• _Task to carry out_: Reproduce the listing below in full and without alteration, apart from its pictures.

+++ Given information

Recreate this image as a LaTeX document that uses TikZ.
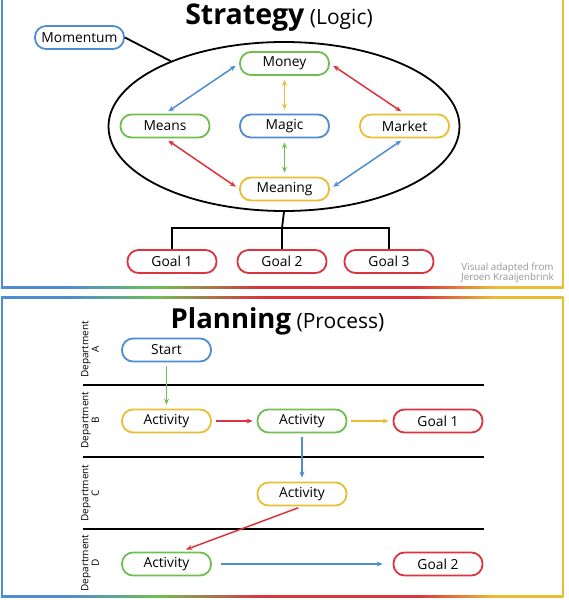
\documentclass[tikz,border=0pt]{standalone}
\usepackage{fontspec}
\setmainfont{Open Sans}
\usetikzlibrary{shapes.geometric,arrows.meta}
\definecolor{blu}{RGB}{78,141,209}
\definecolor{grn}{RGB}{112,190,82}
\definecolor{ylw}{RGB}{234,190,52}
\definecolor{rd}{RGB}{219,52,62}
\definecolor{gry}{RGB}{150,150,150}
\pgfdeclarehorizontalshading{bandshade}{100bp}{color(0bp)=(blu); color(25bp)=(blu); color(31bp)=(blu); color(39bp)=(grn); color(48bp)=(rd); color(62bp)=(rd); color(69bp)=(ylw); color(75bp)=(ylw); color(100bp)=(ylw)}
\tikzset{
  pill/.style={draw=#1, line width=1.8pt, rounded corners=11pt, minimum width=89pt, minimum height=23pt, inner sep=0pt, font=\fontsize{13.8}{15}\selectfont},
  arr/.style={#1, line width=1.5pt, shorten <=4pt, shorten >=4pt},
  twoway/.style={arr=#1, {Stealth[length=6pt,width=5pt]}-{Stealth[length=6pt,width=5pt]}},
  oneway/.style={arr=#1, -{Stealth[length=6pt,width=5pt]}},
  dept/.style={rotate=90, align=center, font=\fontsize{10}{10.5}\selectfont},
}

\begin{document}
\begin{tikzpicture}[x=1pt,y=-1pt]
\useasboundingbox[fill=white] (0,0) rectangle (569,600);
% frames
\draw[blu, line width=2pt] (2,-2) -- (2,287);
\draw[ylw, line width=2pt] (562.5,-2) -- (562.5,287);
\shade[shading=bandshade] (1,286) rectangle (563.5,288);
\shade[shading=bandshade] (1,296.5) rectangle (563.5,298.5);
\shade[shading=bandshade] (1,595) rectangle (563.5,597);
\draw[blu, line width=2pt] (2,297) -- (2,596);
\draw[ylw, line width=2pt] (562.5,297) -- (562.5,596);

% strategy
\node[anchor=base] (ttla) at (279,24) {{\fontsize{28.5}{30}\selectfont\bfseries Strategy}{\fontsize{21}{24}\selectfont\ (Logic)}};
\node[ellipse, draw, line width=1.8pt, minimum width=351pt, minimum height=169pt, inner sep=0pt] (ring) at (284,126.5) {};
\node[pill=blu] (momentum) at (79.5,37.5) {Momentum};
\node[pill=grn] (money) at (284.5,63.5) {Money};
\node[pill=grn] (means) at (165,126) {Means};
\node[pill=blu] (magic) at (284.5,126) {Magic};
\node[pill=ylw] (market) at (404.5,126) {Market};
\node[pill=ylw] (meaning) at (284.5,189) {Meaning};
\node[pill=rd] (goala) at (172,261.5) {Goal 1};
\node[pill=rd] (goalb) at (282,261.5) {Goal 2};
\node[pill=rd] (goalc) at (389,261.5) {Goal 3};
\node[gry, align=center, font=\fontsize{9.8}{10.5}\selectfont] (credit) at (507.5,273) {Visual adapted from\\Jeroen Kraaijenbrink};

\draw[line width=1.8pt] (momentum.east) -- (ring.150.5);
\draw[twoway=blu] (money.west) -- (means.north);
\draw[twoway=ylw] (money.south) -- (magic.north);
\draw[twoway=rd] (money.east) -- (market.north);
\draw[twoway=rd] (means.south) -- (meaning.west);
\draw[twoway=grn] (magic.south) -- (meaning.north);
\draw[twoway=blu] (market.south) -- (meaning.east);

\coordinate (fork) at (282,228);
\draw[line width=1.8pt] (ring.south) -- (fork);
\draw[line width=1.8pt] (goala.north) |- (fork) -| (goalc.north);
\draw[line width=1.8pt] (fork) -- (goalb.north);

% planning
\node[anchor=base] (ttlb) at (277.5,328) {{\fontsize{27.5}{30}\selectfont\bfseries Planning}{\fontsize{21}{24}\selectfont\ (Process)}};
\foreach \y in {385,457,529} \draw[line width=2pt] (83,\y) -- (484,\y);
\node[dept] (depa) at (90,349.5) {Department\\A};
\node[dept] (depb) at (90,420) {Department\\B};
\node[dept] (depc) at (90,493) {Department\\C};
\node[dept] (depd) at (90,563) {Department\\D};

\node[pill=blu] (start) at (166.5,350) {Start};
\node[pill=ylw] (acta) at (166.5,421) {Activity};
\node[pill=grn] (actb) at (302,421) {Activity};
\node[pill=rd] (goald) at (438,421) {Goal 1};
\node[pill=ylw] (actc) at (302,494) {Activity};
\node[pill=grn] (actd) at (166.5,564) {Activity};
\node[pill=rd] (goale) at (438,564) {Goal 2};

\draw[oneway=grn] (start.south) -- (acta.north);
\draw[oneway=rd] (acta.east) -- (actb.west);
\draw[oneway=ylw] (actb.east) -- (goald.west);
\draw[oneway=blu] (actb.south) -- (actc.north);
\draw[oneway=rd, shorten >=6pt] (actc.south) -- ([xshift=14pt]actd.north);
\draw[oneway=blu, shorten <=9pt, shorten >=10pt] (actd.east) -- (goale.west);
\end{tikzpicture}
\end{document}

++++++

• _Answer to the problem_:
Recreate this image as a LaTeX document that uses TikZ.
\documentclass[tikz,border=0pt]{standalone}
\usepackage{fontspec}
\setmainfont{Open Sans}
\usetikzlibrary{shapes.geometric,arrows.meta}
\definecolor{blu}{RGB}{78,141,209}
\definecolor{grn}{RGB}{112,190,82}
\definecolor{ylw}{RGB}{234,190,52}
\definecolor{rd}{RGB}{219,52,62}
\definecolor{gry}{RGB}{150,150,150}
\pgfdeclarehorizontalshading{bandshade}{100bp}{color(0bp)=(blu); color(25bp)=(blu); color(31bp)=(blu); color(39bp)=(grn); color(48bp)=(rd); color(62bp)=(rd); color(69bp)=(ylw); color(75bp)=(ylw); color(100bp)=(ylw)}
\tikzset{
  pill/.style={draw=#1, line width=1.8pt, rounded corners=11pt, minimum width=89pt, minimum height=23pt, inner sep=0pt, font=\fontsize{13.8}{15}\selectfont},
  arr/.style={#1, line width=1.5pt, shorten <=4pt, shorten >=4pt},
  twoway/.style={arr=#1, {Stealth[length=6pt,width=5pt]}-{Stealth[length=6pt,width=5pt]}},
  oneway/.style={arr=#1, -{Stealth[length=6pt,width=5pt]}},
  dept/.style={rotate=90, align=center, font=\fontsize{10}{10.5}\selectfont},
}

\begin{document}
\begin{tikzpicture}[x=1pt,y=-1pt]
\useasboundingbox[fill=white] (0,0) rectangle (569,600);
% frames
\draw[blu, line width=2pt] (2,-2) -- (2,287);
\draw[ylw, line width=2pt] (562.5,-2) -- (562.5,287);
\shade[shading=bandshade] (1,286) rectangle (563.5,288);
\shade[shading=bandshade] (1,296.5) rectangle (563.5,298.5);
\shade[shading=bandshade] (1,595) rectangle (563.5,597);
\draw[blu, line width=2pt] (2,297) -- (2,596);
\draw[ylw, line width=2pt] (562.5,297) -- (562.5,596);

% strategy
\node[anchor=base] (ttla) at (279,24) {{\fontsize{28.5}{30}\selectfont\bfseries Strategy}{\fontsize{21}{24}\selectfont\ (Logic)}};
\node[ellipse, draw, line width=1.8pt, minimum width=351pt, minimum height=169pt, inner sep=0pt] (ring) at (284,126.5) {};
\node[pill=blu] (momentum) at (79.5,37.5) {Momentum};
\node[pill=grn] (money) at (284.5,63.5) {Money};
\node[pill=grn] (means) at (165,126) {Means};
\node[pill=blu] (magic) at (284.5,126) {Magic};
\node[pill=ylw] (market) at (404.5,126) {Market};
\node[pill=ylw] (meaning) at (284.5,189) {Meaning};
\node[pill=rd] (goala) at (172,261.5) {Goal 1};
\node[pill=rd] (goalb) at (282,261.5) {Goal 2};
\node[pill=rd] (goalc) at (389,261.5) {Goal 3};
\node[gry, align=center, font=\fontsize{9.8}{10.5}\selectfont] (credit) at (507.5,273) {Visual adapted from\\Jeroen Kraaijenbrink};

\draw[line width=1.8pt] (momentum.east) -- (ring.150.5);
\draw[twoway=blu] (money.west) -- (means.north);
\draw[twoway=ylw] (money.south) -- (magic.north);
\draw[twoway=rd] (money.east) -- (market.north);
\draw[twoway=rd] (means.south) -- (meaning.west);
\draw[twoway=grn] (magic.south) -- (meaning.north);
\draw[twoway=blu] (market.south) -- (meaning.east);

\coordinate (fork) at (282,228);
\draw[line width=1.8pt] (ring.south) -- (fork);
\draw[line width=1.8pt] (goala.north) |- (fork) -| (goalc.north);
\draw[line width=1.8pt] (fork) -- (goalb.north);

% planning
\node[anchor=base] (ttlb) at (277.5,328) {{\fontsize{27.5}{30}\selectfont\bfseries Planning}{\fontsize{21}{24}\selectfont\ (Process)}};
\foreach \y in {385,457,529} \draw[line width=2pt] (83,\y) -- (484,\y);
\node[dept] (depa) at (90,349.5) {Department\\A};
\node[dept] (depb) at (90,420) {Department\\B};
\node[dept] (depc) at (90,493) {Department\\C};
\node[dept] (depd) at (90,563) {Department\\D};

\node[pill=blu] (start) at (166.5,350) {Start};
\node[pill=ylw] (acta) at (166.5,421) {Activity};
\node[pill=grn] (actb) at (302,421) {Activity};
\node[pill=rd] (goald) at (438,421) {Goal 1};
\node[pill=ylw] (actc) at (302,494) {Activity};
\node[pill=grn] (actd) at (166.5,564) {Activity};
\node[pill=rd] (goale) at (438,564) {Goal 2};

\draw[oneway=grn] (start.south) -- (acta.north);
\draw[oneway=rd] (acta.east) -- (actb.west);
\draw[oneway=ylw] (actb.east) -- (goald.west);
\draw[oneway=blu] (actb.south) -- (actc.north);
\draw[oneway=rd, shorten >=6pt] (actc.south) -- ([xshift=14pt]actd.north);
\draw[oneway=blu, shorten <=9pt, shorten >=10pt] (actd.east) -- (goale.west);
\end{tikzpicture}
\end{document}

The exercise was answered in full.